Laurent Sébès
Laurent Sébès le revendique, son travail est baroque. Un baroque dont l’amplitude va de la sculpture à l’objet et de l’objet au dessin, de la couleur à la sculpture et réciproquement. Ainsi se construit une vaste cosmogonie rieuse, faite de grand-voiles, de bourrasques et d’apparitions féminines, puisant ses sources dans la littérature antique et classique et donne à l’œuvre de Laurent Sébès quelque-chose de Arcadien.

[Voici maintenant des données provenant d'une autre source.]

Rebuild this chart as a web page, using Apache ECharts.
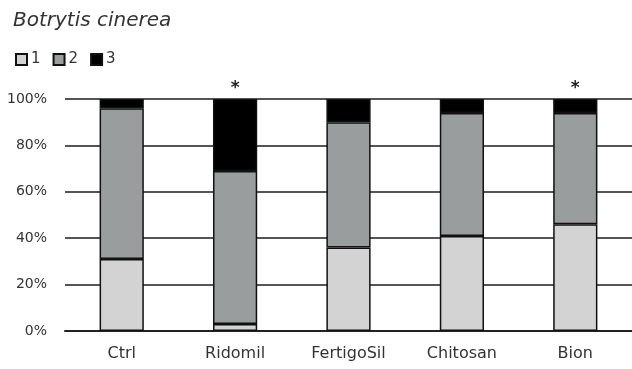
<!DOCTYPE html>
<html>
<head>
<meta charset="utf-8">
<title>Botrytis cinerea</title>
<script src="https://cdn.jsdelivr.net/npm/echarts@6/dist/echarts.min.js"></script>
<style>
  html, body { margin: 0; padding: 0; background: #fff; }
  #chart { width: 632px; height: 369px; }
</style>
</head>
<body>
<div id="chart"></div>
<script>
// Treatments and the share (%) of each infection class per treatment
const categories = ['Ctrl', 'Ridomil', 'FertigoSil', 'Chitosan', 'Bion'];
const class1 = [31, 3, 36, 41, 46];
const class2 = [65, 66, 54, 53, 48];
const class3 = [4, 31, 10, 6, 6];
const significance = ['', '*', '', '', '*'];
const yTicks = [0, 20, 40, 60, 80, 100];

const fontFamily = '"DejaVu Sans", "Open Sans", sans-serif';
const border = { borderColor: '#111', borderWidth: 1.5 };

const chart = echarts.init(document.getElementById('chart'), null, { renderer: 'canvas' });

chart.setOption({
  animation: false,
  backgroundColor: '#fff',
  title: {
    text: 'Botrytis cinerea',
    left: 8,
    top: 6,
    textStyle: { fontFamily, fontStyle: 'italic', fontWeight: 'normal', fontSize: 20, color: '#333' }
  },
  legend: {
    left: 15,
    top: 52,
    padding: 0,
    icon: 'rect',
    itemWidth: 11,
    itemHeight: 11,
    itemGap: 12,
    textStyle: { fontFamily, fontSize: 15, color: '#333', padding: [0, 0, 0, -1] },
    data: ['1', '2', '3']
  },
  grid: { left: 65, top: 99, width: 573, bottom: 38, containLabel: false },
  xAxis: {
    type: 'category',
    data: categories,
    axisTick: { show: false },
    axisLine: { show: true, lineStyle: { color: '#222', width: 2 } },
    axisLabel: { fontFamily, fontSize: 16, color: '#333', margin: 15 },
    splitLine: { show: false }
  },
  yAxis: {
    type: 'value',
    min: yTicks[0],
    max: yTicks[yTicks.length - 1],
    interval: yTicks[1] - yTicks[0],
    axisLine: { show: false },
    axisTick: { show: false },
    axisLabel: { fontFamily, fontSize: 14, color: '#333', margin: 18, formatter: '{value}%' },
    splitLine: { show: true, lineStyle: { color: '#555', width: 2 } }
  },
  series: [
    {
      name: '1', type: 'bar', stack: 'total', barWidth: '39%',
      itemStyle: Object.assign({ color: '#d3d3d3' }, border),
      data: class1
    },
    {
      name: '2', type: 'bar', stack: 'total', barWidth: '39%',
      itemStyle: Object.assign({ color: '#9a9d9d' }, border),
      data: class2
    },
    {
      name: '3', type: 'bar', stack: 'total', barWidth: '39%',
      itemStyle: Object.assign({ color: '#000' }, border),
      label: {
        show: true,
        position: 'top',
        distance: 2,
        fontFamily: '"DejaVu Sans", sans-serif',
        fontSize: 17,
        fontWeight: 'bold',
        color: '#222',
        formatter: p => significance[p.dataIndex]
      },
      data: class3
    }
  ]
});
</script>
</body>
</html>
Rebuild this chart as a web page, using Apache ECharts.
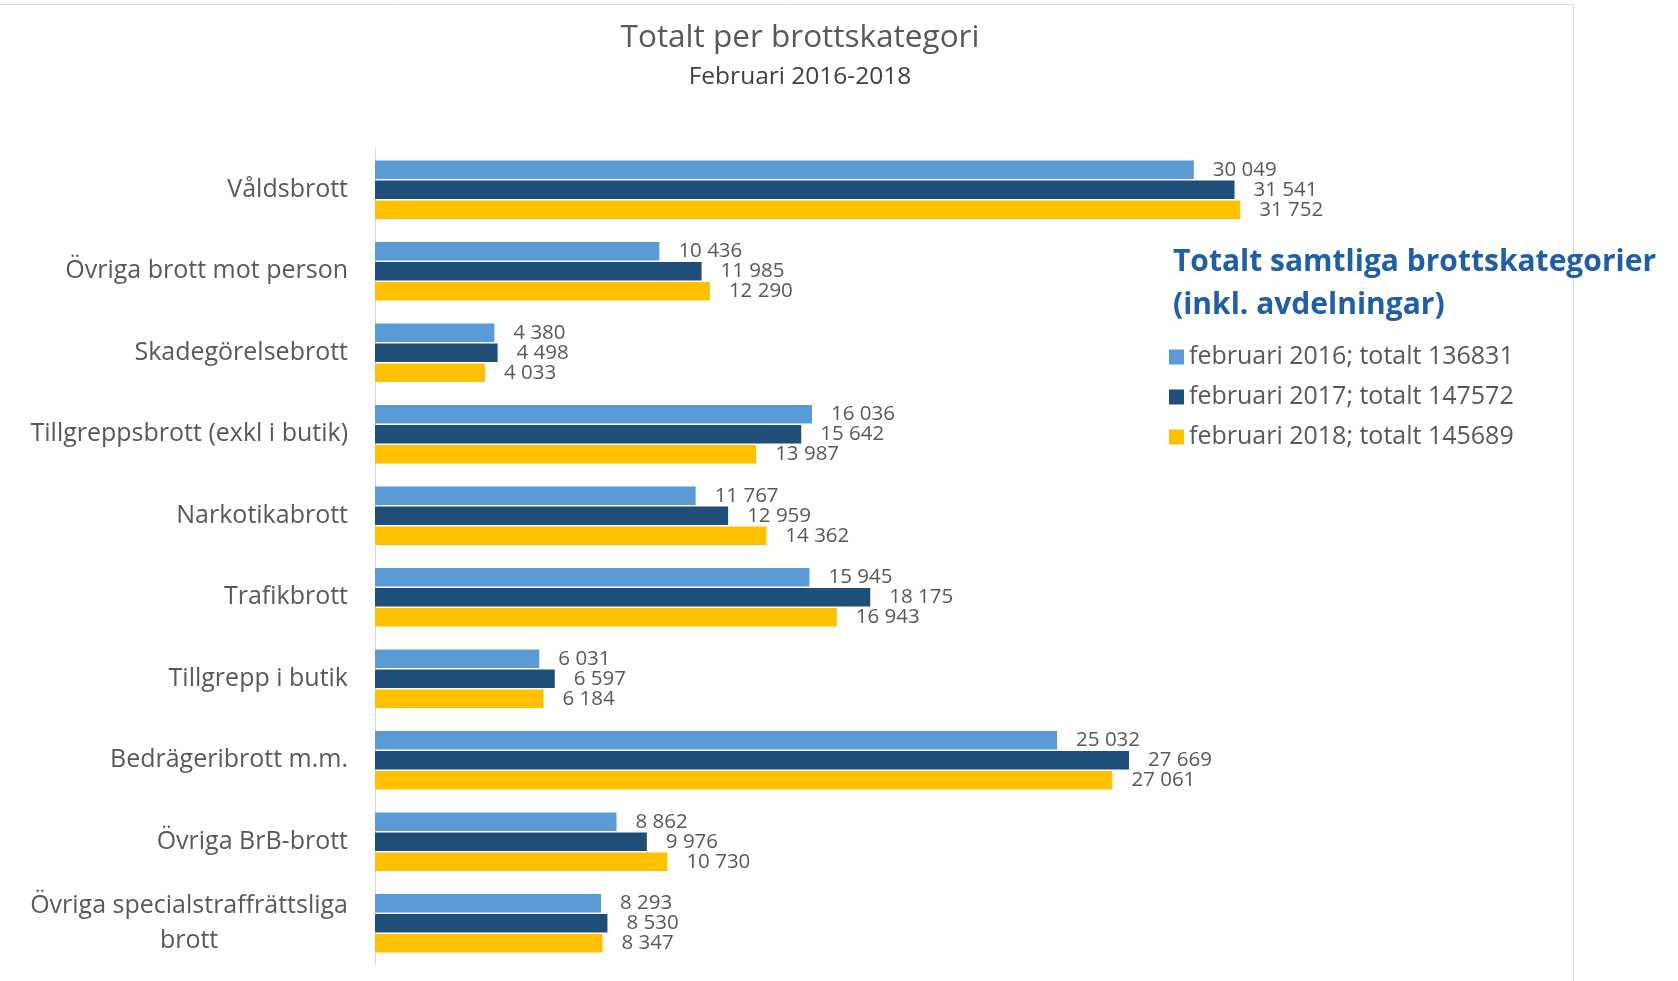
<!DOCTYPE html>
<html>
<head>
<meta charset="utf-8">
<title>Totalt per brottskategori</title>
<script src="https://cdn.jsdelivr.net/npm/echarts@6/dist/echarts.min.js"></script>
<style>
  html, body { margin: 0; padding: 0; background: #fff; }
  #chart { width: 1678px; height: 981px; }
</style>
</head>
<body>
<div id="chart"></div>
<script>
// brottskategorier, uppifrån och ned
const categories = [
  'Våldsbrott',
  'Övriga brott mot person',
  'Skadegörelsebrott',
  'Tillgreppsbrott (exkl i butik)',
  'Narkotikabrott',
  'Trafikbrott',
  'Tillgrepp i butik',
  'Bedrägeribrott m.m.',
  'Övriga BrB-brott',
  'Övriga specialstraffrättsliga\nbrott'
]
const years = ['2016', '2017', '2018']
const totals = [136831, 147572, 145689]
const values2016 = [30049, 10436, 4380, 16036, 11767, 15945, 6031, 25032, 8862, 8293]
const values2017 = [31541, 11985, 4498, 15642, 12959, 18175, 6597, 27669, 9976, 8530]
const values2018 = [31752, 12290, 4033, 13987, 14362, 16943, 6184, 27061, 10730, 8347]

const colors = ['#5b9bd5', '#1f4e79', '#ffc000']
const font = 'Open Sans'

// 30049 -> "30 049"
function fmt(v) {
  return String(v).replace(/\B(?=(\d{3})+(?!\d))/g, ' ')
}

let myChart = echarts.init(document.getElementById('chart'))

let seriesData = [values2016, values2017, values2018]
let series = seriesData.map((data, i) => {
  return {
    name: 'februari ' + years[i] + '; totalt ' + totals[i],
    type: 'bar',
    data: data,
    barCategoryGap: '28%',
    barGap: '8%',
    itemStyle: { color: colors[i] },
    label: {
      show: true,
      position: 'right',
      distance: 19,
      color: '#595959',
      fontFamily: font,
      fontSize: 20.5,
      formatter: p => fmt(p.value)
    }
  }
})

let option = {
  animation: false,
  textStyle: { fontFamily: font },
  title: [
    {
      text: 'Totalt per brottskategori',
      left: 795,
      top: 17,
      textAlign: 'center',
      textStyle: { color: '#595959', fontSize: 31.5, fontWeight: 'normal', fontFamily: font }
    },
    {
      text: 'Februari 2016-2018',
      left: 795,
      top: 60,
      textAlign: 'center',
      textStyle: { color: '#404040', fontSize: 24.5, fontWeight: 'normal', fontFamily: font }
    },
    {
      text: 'Totalt samtliga brottskategorier\n(inkl. avdelningar)',
      left: 1168,
      top: 236,
      textStyle: { color: '#1f5fa6', fontSize: 30, fontWeight: 'bold', lineHeight: 43, fontFamily: font }
    }
  ],
  legend: {
    orient: 'vertical',
    left: 1164,
    top: 338,
    itemWidth: 15,
    itemHeight: 15,
    itemGap: 12,
    icon: 'rect',
    textStyle: { color: '#595959', fontSize: 25, lineHeight: 28, fontFamily: font }
  },
  grid: {
    left: 375,
    top: 149,
    width: 1090,
    bottom: 17,
    containLabel: false
  },
  xAxis: {
    type: 'value',
    min: 0,
    max: 40000,
    show: false
  },
  yAxis: {
    type: 'category',
    inverse: true,
    data: categories,
    axisLine: { show: true, lineStyle: { color: '#d9d9d9', width: 1 } },
    axisTick: { show: false },
    axisLabel: {
      margin: 27,
      color: '#595959',
      fontSize: 25,
      fontFamily: font,
      formatter: v => v.split('\n').map(s => '{c|' + s + '}').join('\n'),
      rich: {
        c: { align: 'center', color: '#595959', fontSize: 25, lineHeight: 35, fontFamily: font }
      }
    }
  },
  graphic: [
    {
      type: 'polyline',
      shape: { points: [[0, 4.5], [1573.5, 4.5], [1573.5, 981]] },
      style: { stroke: '#d9d9d9', lineWidth: 1, fill: null }
    }
  ],
  series: series
}

myChart.setOption(option, true)
</script>
</body>
</html>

C’est l’instinct de la forme qui guide son travail. Un instinct de la déambulation qu’il applique au regard toujours amusé de découvrir la richesse des détails de ses réalisations. Ici, un groupe de danseuses sautillent et dans leur ronde apparaît un vase, là c’est un tronc évidé qui se fait tasse, théière, pot. Il y a en permanence passage entre les uns et les autres, et ce, même quand l’artiste décide de créer une chaise ou une console.
Ainsi, à la truculence des figures allégoriques et des formes végétales répond la fonctionnalité du design. Il n’y a là aucune contradiction : c’est en tant que sculpteur que Laurent Sébès crée des objets. La sculpture est porteuse de fonction, sans que cela ne soit une fin en soi. Les vases accueillent les floraisons par pudeur et bienveillance envers le lieu où ils sont présentés, mais ils peuvent tout aussi bien se dévoiler nus. En cela, le travail de l’artiste est fondamentalement un travail de la métamorphose. La générosité du geste baroque entraîne de l’œil, elle l’incite à une promenade visuelle où l’ornement est un rythme que l’on peut suivre à sa guise.
Par le design Laurent Sébès introduit une autre dimension dans la fréquentation de ses œuvres, une dimension tactile. La liberté formelle, si elle est essentielle pour lui, n’exclut pas une maîtrise parfaite des matériaux, thermoformage, moulage et émaillage, luminaire ; cette maîtrise autorise un emploi à son travail qu’elle ne pourrait se permettre si elle n’était faite que d’objets à contempler — ceux-ci sont aussi à manipuler, autrement dit : à vivre.